WORK TO COMPLETE
Copy every line in the records below that contains the word "seaborn".

STORED ROWS
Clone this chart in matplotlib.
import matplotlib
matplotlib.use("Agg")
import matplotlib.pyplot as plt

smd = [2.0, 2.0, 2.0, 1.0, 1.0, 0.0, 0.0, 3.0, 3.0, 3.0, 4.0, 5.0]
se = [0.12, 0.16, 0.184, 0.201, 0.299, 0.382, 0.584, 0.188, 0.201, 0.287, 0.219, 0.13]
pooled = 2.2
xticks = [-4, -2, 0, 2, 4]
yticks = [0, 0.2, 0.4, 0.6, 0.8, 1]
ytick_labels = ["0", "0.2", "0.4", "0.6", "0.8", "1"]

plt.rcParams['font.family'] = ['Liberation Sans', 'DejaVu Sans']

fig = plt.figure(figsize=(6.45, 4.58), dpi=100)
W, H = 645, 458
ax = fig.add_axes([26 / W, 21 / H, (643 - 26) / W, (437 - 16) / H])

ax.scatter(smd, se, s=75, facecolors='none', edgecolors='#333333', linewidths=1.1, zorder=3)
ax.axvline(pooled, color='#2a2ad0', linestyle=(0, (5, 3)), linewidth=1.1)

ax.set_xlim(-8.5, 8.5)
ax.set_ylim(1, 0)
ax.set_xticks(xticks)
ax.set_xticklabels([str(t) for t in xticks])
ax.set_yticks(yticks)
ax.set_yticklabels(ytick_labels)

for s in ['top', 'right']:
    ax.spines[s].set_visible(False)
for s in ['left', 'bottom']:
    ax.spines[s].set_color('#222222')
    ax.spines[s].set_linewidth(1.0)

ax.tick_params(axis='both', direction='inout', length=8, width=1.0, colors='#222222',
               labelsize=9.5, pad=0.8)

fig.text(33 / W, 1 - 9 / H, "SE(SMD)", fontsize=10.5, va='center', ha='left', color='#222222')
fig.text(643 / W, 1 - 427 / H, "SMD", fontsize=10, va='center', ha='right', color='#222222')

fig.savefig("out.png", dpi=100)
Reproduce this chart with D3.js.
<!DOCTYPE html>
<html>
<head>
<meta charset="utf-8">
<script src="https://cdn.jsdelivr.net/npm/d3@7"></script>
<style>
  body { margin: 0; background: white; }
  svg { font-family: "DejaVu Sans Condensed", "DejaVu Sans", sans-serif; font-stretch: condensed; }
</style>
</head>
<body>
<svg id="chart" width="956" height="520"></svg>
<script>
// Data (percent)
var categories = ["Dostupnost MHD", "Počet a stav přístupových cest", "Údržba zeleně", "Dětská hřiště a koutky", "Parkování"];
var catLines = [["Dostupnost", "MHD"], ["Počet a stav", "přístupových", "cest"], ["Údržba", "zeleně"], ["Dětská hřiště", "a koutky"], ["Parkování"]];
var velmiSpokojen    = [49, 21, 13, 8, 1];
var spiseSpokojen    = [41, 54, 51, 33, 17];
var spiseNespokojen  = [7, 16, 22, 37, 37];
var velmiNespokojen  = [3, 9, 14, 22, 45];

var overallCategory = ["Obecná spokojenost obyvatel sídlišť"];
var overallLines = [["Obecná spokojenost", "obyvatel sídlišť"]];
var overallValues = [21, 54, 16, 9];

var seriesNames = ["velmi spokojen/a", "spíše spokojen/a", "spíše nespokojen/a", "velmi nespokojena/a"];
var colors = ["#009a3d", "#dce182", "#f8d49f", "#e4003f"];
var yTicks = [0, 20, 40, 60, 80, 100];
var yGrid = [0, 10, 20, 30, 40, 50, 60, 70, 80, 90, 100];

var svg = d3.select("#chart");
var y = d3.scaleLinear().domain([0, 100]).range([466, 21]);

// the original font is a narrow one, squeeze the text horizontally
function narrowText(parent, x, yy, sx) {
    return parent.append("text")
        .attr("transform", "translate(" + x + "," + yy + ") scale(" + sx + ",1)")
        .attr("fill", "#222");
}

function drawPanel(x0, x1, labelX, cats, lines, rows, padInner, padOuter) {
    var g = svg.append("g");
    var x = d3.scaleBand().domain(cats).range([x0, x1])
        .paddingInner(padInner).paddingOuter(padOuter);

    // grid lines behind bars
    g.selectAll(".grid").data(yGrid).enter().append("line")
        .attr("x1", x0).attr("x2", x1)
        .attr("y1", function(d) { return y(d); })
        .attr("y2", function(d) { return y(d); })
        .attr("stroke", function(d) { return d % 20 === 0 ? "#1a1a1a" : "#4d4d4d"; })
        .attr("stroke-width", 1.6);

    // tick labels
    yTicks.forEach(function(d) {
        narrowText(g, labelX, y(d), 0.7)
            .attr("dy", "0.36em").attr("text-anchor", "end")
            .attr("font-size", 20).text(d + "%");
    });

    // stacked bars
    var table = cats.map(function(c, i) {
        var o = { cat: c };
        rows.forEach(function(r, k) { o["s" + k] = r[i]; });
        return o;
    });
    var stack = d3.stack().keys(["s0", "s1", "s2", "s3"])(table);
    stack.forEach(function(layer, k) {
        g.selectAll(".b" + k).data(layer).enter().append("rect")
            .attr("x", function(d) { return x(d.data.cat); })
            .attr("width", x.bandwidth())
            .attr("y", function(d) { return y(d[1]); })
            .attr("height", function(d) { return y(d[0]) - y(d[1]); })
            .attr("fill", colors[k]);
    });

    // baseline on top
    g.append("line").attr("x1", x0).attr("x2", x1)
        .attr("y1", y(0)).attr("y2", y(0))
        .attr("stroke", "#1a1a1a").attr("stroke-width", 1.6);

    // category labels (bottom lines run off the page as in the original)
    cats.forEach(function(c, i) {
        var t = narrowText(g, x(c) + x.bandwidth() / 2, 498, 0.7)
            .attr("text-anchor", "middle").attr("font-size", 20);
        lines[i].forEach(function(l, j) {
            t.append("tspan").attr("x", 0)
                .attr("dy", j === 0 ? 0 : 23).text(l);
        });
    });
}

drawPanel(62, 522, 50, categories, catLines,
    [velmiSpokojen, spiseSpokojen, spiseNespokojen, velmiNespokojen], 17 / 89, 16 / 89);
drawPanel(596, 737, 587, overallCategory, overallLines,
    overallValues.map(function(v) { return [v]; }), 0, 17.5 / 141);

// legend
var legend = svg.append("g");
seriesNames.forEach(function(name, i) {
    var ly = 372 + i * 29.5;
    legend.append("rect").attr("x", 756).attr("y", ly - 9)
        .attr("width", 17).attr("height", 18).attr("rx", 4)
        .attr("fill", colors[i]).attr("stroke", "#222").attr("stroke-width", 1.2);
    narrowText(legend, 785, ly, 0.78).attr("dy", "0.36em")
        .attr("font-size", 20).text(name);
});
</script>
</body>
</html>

--

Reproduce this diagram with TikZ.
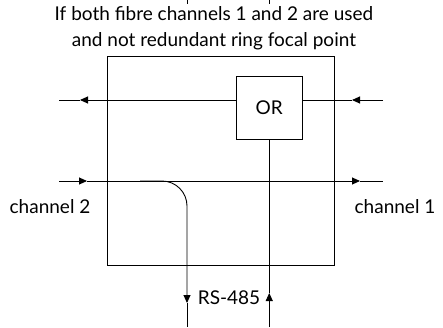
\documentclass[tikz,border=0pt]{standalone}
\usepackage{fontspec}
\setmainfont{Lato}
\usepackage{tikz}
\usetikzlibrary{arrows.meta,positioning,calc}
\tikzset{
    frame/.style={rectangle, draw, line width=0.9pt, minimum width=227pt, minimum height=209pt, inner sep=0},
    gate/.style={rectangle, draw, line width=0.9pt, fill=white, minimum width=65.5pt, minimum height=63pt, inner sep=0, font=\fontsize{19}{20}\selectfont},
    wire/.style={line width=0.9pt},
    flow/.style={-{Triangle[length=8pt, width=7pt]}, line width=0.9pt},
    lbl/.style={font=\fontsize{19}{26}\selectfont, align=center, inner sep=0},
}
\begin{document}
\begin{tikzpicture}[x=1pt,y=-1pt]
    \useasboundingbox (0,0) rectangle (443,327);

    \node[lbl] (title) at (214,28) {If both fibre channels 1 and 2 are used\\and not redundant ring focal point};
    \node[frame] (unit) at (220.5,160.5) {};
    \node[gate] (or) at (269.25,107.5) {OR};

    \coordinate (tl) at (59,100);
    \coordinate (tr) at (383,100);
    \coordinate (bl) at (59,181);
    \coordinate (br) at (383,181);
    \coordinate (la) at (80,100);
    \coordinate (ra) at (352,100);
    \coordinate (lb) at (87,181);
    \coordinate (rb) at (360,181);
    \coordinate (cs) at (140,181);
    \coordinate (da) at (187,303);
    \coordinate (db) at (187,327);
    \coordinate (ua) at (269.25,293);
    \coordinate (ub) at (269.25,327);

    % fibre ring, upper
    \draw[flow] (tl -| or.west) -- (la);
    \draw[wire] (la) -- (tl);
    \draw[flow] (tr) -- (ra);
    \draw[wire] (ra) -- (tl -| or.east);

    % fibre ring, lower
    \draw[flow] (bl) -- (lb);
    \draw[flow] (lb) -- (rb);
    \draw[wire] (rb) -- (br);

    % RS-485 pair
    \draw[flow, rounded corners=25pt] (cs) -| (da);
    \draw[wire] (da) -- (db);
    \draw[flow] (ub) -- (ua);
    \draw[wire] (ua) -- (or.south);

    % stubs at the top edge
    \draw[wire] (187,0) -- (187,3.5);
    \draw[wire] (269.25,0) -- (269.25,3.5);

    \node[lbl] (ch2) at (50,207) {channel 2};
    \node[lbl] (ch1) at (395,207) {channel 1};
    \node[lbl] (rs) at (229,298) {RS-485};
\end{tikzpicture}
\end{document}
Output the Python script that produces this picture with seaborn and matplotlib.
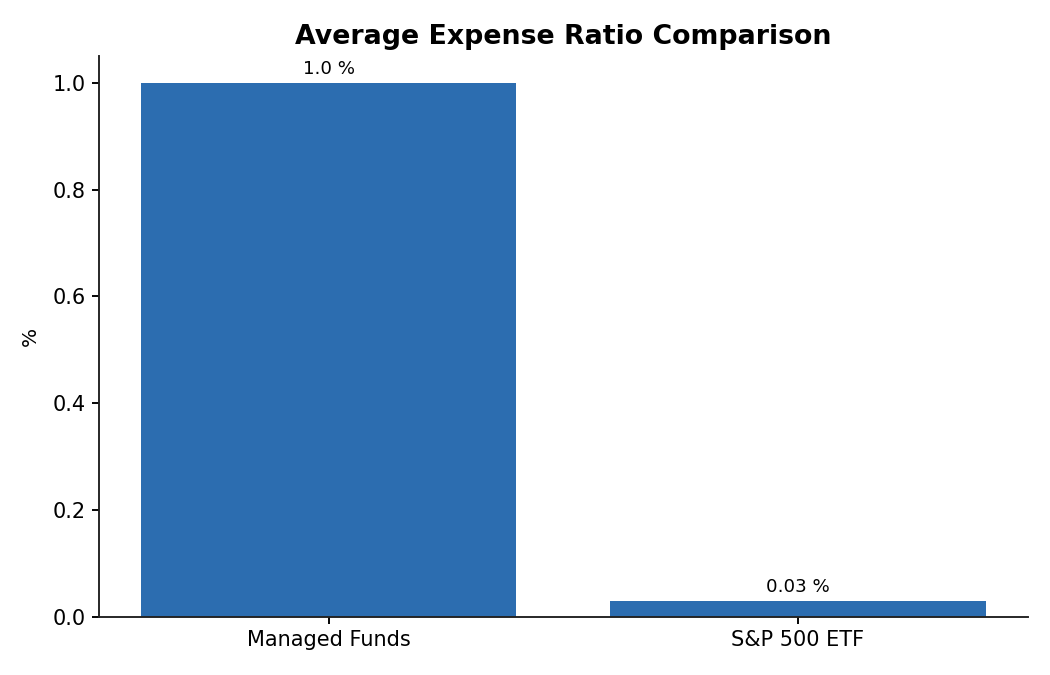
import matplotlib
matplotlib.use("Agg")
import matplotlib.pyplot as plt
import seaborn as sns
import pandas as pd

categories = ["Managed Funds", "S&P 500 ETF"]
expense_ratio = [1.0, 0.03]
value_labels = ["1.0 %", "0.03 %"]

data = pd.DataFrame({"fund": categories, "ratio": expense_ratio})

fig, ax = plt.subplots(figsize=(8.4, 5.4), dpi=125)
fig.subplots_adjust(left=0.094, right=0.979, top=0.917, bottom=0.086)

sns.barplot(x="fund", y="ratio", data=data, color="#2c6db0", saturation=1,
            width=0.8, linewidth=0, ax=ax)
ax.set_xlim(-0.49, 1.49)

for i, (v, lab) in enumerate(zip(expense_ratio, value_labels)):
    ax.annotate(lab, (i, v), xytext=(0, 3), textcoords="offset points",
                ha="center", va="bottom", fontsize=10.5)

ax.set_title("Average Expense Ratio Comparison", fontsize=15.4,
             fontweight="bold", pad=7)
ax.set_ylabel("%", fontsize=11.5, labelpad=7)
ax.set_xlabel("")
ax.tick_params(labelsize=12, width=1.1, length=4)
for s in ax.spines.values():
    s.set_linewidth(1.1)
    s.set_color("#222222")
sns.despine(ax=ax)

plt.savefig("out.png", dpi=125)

--

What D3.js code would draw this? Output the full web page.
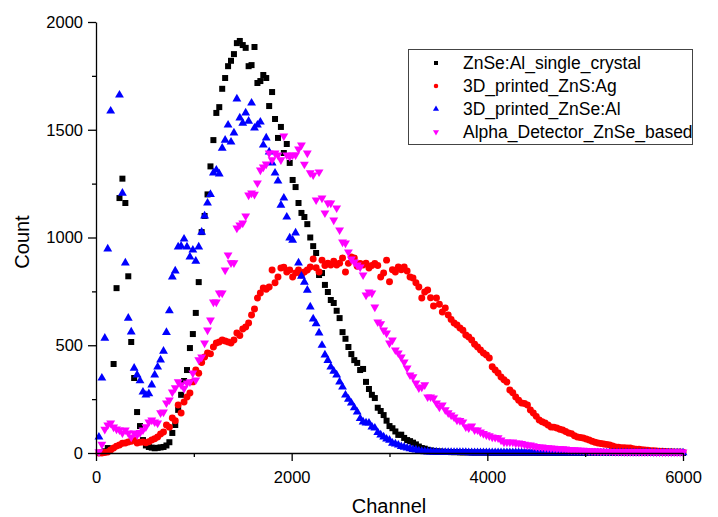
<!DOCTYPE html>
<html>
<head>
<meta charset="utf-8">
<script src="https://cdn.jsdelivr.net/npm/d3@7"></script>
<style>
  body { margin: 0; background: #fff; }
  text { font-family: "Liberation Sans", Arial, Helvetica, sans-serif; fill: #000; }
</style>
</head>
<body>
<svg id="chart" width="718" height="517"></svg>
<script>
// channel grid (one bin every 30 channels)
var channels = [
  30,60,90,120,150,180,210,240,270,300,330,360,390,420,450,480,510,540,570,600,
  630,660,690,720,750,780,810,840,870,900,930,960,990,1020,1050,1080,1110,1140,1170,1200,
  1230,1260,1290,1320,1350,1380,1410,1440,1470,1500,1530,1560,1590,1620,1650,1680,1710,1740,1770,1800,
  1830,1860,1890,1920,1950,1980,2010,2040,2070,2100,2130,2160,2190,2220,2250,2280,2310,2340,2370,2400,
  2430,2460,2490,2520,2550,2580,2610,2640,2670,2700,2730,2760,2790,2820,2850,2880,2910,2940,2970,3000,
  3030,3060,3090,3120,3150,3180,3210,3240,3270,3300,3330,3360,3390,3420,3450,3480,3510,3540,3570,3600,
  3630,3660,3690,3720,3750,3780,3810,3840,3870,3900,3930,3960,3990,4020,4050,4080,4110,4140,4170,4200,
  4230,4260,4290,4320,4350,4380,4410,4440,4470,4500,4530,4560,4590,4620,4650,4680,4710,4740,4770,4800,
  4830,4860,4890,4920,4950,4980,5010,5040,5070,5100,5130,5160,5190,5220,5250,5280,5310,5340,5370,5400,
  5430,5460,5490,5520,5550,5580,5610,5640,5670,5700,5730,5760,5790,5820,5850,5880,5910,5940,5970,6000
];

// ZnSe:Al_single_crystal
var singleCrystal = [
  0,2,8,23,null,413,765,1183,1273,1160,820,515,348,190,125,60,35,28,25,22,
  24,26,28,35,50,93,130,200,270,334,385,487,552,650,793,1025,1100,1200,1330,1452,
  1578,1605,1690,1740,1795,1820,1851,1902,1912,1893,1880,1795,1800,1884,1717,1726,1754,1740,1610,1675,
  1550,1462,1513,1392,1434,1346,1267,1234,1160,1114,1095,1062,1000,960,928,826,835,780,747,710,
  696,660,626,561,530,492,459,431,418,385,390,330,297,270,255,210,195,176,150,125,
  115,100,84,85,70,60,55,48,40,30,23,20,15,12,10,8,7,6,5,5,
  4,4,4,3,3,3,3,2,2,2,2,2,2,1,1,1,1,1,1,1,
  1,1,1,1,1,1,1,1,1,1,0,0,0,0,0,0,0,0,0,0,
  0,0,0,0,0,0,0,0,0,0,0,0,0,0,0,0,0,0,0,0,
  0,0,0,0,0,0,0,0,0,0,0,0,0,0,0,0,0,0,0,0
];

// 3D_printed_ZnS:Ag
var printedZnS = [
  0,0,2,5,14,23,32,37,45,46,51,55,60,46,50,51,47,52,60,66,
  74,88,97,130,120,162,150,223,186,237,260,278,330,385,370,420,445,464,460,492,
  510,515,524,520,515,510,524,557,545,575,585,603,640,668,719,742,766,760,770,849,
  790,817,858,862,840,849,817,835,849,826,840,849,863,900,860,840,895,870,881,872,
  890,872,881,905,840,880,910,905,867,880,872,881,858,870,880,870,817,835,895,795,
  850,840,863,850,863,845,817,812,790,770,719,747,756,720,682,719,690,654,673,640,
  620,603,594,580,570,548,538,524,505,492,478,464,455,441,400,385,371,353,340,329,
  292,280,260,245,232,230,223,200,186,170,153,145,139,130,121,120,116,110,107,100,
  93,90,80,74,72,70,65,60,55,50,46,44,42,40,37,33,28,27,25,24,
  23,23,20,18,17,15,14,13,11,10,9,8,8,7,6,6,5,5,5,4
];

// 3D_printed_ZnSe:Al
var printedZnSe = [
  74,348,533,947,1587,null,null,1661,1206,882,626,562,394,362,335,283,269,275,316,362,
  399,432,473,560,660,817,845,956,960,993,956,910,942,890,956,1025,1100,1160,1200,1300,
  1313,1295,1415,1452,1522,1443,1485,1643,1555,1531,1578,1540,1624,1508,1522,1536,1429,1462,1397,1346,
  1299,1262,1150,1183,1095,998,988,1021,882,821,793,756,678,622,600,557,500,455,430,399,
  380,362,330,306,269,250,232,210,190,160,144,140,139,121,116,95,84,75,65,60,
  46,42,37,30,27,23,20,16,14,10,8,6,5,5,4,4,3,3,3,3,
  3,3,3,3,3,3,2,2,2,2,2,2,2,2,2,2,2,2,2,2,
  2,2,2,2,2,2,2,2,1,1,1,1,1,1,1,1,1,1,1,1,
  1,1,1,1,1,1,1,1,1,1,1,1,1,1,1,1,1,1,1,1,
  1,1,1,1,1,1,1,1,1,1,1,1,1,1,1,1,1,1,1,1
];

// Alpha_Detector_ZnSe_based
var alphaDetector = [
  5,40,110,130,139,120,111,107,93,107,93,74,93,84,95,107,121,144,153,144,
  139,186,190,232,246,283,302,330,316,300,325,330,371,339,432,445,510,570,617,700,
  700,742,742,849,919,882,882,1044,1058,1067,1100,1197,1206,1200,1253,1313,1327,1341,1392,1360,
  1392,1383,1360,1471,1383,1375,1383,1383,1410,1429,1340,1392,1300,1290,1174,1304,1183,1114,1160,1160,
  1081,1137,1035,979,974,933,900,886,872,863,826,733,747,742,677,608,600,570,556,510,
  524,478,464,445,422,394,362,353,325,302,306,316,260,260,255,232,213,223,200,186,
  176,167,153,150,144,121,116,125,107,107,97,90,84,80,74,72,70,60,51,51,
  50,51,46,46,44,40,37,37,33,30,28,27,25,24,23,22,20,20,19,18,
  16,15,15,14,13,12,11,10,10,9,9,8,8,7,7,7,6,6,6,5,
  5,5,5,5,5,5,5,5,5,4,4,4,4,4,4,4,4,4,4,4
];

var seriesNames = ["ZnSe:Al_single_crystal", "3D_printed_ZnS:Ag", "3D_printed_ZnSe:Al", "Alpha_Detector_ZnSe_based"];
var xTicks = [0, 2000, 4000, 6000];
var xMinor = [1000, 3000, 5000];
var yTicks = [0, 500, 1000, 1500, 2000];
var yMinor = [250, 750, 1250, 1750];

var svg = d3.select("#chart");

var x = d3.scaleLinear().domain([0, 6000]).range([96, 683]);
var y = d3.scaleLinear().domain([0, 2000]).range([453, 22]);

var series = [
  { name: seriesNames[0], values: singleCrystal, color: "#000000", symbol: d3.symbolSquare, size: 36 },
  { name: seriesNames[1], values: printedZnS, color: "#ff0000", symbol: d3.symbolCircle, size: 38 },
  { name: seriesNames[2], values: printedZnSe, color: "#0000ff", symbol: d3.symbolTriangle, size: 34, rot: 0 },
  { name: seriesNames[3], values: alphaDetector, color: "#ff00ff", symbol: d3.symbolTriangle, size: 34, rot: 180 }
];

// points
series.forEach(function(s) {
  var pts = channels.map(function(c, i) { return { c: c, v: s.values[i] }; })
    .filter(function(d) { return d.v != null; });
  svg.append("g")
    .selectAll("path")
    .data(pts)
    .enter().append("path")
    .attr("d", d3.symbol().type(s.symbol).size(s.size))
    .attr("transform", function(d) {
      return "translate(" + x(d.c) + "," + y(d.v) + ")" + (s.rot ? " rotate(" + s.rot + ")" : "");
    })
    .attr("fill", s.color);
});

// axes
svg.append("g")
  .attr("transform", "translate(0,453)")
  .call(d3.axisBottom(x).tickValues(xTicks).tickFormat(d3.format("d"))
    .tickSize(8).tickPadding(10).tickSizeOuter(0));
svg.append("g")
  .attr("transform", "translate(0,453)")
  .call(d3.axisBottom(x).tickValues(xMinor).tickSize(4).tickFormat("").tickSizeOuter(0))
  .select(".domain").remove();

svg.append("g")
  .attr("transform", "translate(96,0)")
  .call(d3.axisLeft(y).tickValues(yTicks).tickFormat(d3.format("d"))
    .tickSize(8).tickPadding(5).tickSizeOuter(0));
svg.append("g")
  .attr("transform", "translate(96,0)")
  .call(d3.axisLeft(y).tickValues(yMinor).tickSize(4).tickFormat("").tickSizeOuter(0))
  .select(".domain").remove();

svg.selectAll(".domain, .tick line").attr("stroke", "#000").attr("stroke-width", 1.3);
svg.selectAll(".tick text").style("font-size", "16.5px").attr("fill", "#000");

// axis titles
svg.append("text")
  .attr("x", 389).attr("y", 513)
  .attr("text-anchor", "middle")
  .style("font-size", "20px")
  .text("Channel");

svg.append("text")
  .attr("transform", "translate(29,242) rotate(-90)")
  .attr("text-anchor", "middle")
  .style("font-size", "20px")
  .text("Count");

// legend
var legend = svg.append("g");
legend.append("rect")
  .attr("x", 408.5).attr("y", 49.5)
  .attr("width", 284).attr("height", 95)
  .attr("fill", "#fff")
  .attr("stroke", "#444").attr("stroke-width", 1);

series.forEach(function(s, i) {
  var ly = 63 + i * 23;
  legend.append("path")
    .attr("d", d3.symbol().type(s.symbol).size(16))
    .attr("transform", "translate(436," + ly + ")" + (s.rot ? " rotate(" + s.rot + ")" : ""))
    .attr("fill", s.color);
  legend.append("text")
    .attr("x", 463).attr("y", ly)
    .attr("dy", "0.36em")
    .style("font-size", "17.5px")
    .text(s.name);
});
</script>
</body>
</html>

WRITTEN ANSWER
Output the Python script that produces this picture with seaborn and matplotlib.
import seaborn as sns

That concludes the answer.